▶ [BRIEF]: The lines from the top of the material below through the line containing "1620, 1615, 1610, 1605, 1600, 1595, 1590, 1585, 1580]" are to be printed exactly, with pictures omitted.
++++++
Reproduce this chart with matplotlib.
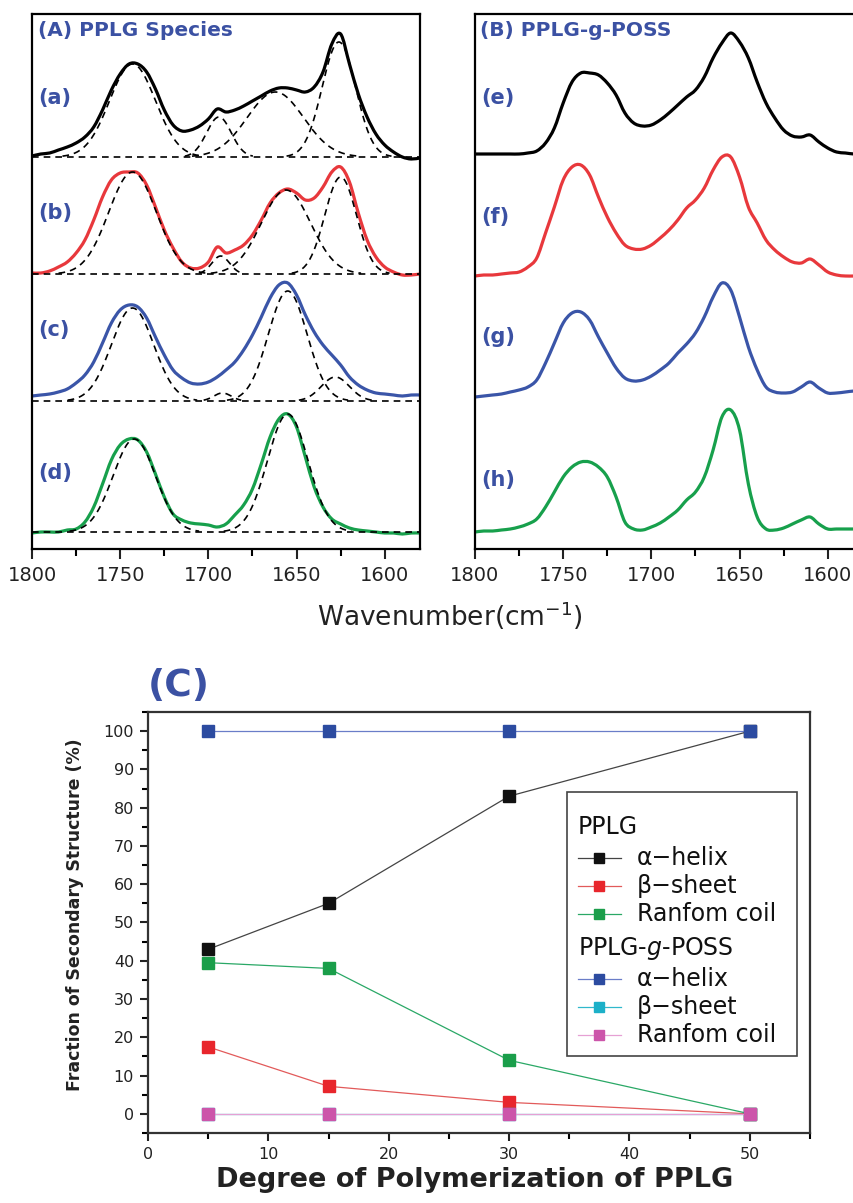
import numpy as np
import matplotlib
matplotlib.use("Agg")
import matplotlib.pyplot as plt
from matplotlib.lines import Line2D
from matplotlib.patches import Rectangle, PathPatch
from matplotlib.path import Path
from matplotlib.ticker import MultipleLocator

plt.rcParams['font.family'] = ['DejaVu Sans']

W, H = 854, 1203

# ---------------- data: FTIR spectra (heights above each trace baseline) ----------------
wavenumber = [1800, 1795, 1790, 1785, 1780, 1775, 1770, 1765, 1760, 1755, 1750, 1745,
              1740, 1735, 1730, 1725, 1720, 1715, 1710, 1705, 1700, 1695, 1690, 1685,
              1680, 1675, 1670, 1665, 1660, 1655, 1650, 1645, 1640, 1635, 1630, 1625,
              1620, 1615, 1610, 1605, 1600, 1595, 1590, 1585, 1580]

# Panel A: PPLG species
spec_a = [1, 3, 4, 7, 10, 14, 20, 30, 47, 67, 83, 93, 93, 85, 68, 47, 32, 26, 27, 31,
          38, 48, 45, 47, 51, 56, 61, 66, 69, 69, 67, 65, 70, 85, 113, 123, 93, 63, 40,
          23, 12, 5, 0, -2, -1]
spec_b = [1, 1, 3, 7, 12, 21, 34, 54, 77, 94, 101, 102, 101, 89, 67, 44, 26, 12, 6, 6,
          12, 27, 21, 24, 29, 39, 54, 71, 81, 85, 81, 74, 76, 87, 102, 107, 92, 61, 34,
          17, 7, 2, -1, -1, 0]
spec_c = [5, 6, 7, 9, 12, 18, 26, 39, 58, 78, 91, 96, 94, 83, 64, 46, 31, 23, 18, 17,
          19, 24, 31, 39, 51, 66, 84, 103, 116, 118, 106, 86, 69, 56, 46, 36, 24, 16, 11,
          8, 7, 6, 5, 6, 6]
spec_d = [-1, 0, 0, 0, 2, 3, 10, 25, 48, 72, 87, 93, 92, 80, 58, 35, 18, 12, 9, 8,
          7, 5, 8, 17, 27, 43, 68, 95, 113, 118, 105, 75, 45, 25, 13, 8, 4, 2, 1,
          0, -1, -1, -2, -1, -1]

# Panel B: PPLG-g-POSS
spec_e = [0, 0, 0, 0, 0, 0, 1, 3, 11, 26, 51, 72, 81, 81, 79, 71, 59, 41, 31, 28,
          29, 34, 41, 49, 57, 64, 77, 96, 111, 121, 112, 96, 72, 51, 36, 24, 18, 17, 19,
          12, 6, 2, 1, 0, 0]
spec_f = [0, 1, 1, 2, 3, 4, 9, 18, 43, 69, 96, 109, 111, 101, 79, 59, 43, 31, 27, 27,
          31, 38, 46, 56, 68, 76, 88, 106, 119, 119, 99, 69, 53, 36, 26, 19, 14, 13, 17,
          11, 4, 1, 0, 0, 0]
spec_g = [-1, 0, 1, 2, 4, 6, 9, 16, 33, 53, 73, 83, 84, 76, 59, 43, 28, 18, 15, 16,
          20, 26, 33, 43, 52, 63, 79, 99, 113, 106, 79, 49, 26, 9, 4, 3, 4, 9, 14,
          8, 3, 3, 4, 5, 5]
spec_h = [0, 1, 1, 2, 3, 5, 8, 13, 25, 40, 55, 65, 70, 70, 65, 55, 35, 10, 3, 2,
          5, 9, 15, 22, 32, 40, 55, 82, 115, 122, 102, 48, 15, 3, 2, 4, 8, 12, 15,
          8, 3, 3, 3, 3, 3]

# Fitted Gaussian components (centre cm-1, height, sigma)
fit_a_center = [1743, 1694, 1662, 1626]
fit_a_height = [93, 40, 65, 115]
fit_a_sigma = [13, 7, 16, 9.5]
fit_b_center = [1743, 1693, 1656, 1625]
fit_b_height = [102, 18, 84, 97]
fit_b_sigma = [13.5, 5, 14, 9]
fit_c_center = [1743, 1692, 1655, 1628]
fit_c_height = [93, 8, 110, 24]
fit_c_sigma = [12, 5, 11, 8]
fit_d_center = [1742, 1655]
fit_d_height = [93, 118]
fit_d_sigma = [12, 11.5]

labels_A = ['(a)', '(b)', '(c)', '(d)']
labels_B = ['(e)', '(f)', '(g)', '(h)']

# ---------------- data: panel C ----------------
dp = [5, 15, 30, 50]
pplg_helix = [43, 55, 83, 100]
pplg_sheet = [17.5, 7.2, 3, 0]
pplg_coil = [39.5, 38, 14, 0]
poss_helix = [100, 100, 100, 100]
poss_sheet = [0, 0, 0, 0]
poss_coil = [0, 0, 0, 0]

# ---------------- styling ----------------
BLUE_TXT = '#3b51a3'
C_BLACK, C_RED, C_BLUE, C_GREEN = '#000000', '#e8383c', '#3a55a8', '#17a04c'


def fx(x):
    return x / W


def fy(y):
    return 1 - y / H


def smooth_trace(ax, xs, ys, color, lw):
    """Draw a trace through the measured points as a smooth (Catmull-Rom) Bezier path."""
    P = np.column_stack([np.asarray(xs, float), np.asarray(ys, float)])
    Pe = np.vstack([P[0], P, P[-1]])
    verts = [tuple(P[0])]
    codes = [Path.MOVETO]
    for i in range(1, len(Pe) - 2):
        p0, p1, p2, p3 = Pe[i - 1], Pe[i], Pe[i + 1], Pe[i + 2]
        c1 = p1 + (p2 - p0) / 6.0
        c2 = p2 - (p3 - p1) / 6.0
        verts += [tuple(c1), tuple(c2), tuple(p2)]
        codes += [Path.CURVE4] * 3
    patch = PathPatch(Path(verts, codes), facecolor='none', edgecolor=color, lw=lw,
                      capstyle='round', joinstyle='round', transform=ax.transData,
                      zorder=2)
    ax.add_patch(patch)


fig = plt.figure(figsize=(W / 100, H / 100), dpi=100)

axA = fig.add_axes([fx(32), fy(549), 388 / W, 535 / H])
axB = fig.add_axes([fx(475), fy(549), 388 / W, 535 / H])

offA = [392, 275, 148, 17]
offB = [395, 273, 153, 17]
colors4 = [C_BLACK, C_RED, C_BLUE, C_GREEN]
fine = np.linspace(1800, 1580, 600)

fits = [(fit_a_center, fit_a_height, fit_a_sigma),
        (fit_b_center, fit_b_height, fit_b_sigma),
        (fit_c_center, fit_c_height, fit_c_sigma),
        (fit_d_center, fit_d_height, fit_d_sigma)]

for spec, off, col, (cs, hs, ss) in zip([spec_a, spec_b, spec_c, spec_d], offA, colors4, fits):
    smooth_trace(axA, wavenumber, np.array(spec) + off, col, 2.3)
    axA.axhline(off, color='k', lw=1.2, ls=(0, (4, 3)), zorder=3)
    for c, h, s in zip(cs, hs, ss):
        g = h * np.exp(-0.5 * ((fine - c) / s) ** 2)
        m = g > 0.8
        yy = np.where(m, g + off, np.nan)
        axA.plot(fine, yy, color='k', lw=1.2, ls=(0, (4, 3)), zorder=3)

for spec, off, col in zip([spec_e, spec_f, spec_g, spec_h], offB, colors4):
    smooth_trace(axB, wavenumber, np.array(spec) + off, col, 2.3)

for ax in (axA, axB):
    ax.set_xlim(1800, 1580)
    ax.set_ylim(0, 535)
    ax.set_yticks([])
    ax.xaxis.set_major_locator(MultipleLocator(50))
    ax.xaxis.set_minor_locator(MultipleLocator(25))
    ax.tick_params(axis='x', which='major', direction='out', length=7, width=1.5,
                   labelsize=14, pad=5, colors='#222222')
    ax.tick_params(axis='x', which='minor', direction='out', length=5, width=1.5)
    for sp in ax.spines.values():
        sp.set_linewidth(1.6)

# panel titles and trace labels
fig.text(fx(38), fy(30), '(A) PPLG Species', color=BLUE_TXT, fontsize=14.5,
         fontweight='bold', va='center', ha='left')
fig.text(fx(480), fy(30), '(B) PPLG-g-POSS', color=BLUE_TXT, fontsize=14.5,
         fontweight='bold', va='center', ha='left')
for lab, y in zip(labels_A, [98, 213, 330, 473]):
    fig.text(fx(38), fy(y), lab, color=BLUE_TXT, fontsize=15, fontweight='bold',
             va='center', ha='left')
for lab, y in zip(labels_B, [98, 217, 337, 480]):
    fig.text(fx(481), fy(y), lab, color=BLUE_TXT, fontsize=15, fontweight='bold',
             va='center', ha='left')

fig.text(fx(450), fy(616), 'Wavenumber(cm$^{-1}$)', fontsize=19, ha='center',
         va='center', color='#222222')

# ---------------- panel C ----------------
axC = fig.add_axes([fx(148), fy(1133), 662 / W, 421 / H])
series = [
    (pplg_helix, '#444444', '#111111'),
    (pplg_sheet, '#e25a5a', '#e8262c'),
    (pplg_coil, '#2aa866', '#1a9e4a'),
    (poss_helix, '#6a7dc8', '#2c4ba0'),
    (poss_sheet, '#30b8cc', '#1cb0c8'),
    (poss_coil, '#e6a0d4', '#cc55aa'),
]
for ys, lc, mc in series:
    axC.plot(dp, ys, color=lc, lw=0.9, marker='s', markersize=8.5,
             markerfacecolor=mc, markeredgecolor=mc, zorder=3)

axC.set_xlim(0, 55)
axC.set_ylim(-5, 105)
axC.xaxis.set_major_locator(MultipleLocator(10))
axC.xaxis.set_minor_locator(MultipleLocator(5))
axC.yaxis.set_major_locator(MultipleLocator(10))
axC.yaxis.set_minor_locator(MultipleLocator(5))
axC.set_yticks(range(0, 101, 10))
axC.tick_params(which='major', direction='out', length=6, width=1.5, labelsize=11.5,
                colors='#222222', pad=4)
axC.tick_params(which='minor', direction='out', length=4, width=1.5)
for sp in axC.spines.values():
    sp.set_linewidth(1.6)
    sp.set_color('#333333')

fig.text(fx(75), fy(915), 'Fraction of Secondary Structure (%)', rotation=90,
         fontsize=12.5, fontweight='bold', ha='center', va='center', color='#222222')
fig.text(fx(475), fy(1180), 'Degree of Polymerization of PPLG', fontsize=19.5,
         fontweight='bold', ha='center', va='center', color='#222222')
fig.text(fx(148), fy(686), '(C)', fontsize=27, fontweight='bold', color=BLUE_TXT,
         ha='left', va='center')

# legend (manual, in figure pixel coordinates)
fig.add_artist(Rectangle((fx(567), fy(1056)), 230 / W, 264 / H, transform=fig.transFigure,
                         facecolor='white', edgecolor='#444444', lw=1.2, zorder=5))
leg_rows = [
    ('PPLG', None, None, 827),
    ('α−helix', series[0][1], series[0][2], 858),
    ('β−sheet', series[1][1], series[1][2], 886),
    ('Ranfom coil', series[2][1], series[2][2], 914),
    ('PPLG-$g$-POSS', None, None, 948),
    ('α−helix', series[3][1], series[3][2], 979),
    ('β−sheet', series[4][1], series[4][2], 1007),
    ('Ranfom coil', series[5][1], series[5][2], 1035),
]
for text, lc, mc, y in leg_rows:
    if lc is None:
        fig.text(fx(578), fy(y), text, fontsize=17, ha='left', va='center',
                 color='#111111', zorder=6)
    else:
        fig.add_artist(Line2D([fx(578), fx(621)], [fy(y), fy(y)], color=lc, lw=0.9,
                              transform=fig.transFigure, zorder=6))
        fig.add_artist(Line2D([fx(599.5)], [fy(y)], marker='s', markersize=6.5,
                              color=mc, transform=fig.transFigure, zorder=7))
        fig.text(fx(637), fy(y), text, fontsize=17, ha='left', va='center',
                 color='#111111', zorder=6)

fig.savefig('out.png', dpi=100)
++++++
▶ [FINAL RESULT]:
Reproduce this chart with matplotlib.
import numpy as np
import matplotlib
matplotlib.use("Agg")
import matplotlib.pyplot as plt
from matplotlib.lines import Line2D
from matplotlib.patches import Rectangle, PathPatch
from matplotlib.path import Path
from matplotlib.ticker import MultipleLocator

plt.rcParams['font.family'] = ['DejaVu Sans']

W, H = 854, 1203

# ---------------- data: FTIR spectra (heights above each trace baseline) ----------------
wavenumber = [1800, 1795, 1790, 1785, 1780, 1775, 1770, 1765, 1760, 1755, 1750, 1745,
              1740, 1735, 1730, 1725, 1720, 1715, 1710, 1705, 1700, 1695, 1690, 1685,
              1680, 1675, 1670, 1665, 1660, 1655, 1650, 1645, 1640, 1635, 1630, 1625,
              1620, 1615, 1610, 1605, 1600, 1595, 1590, 1585, 1580]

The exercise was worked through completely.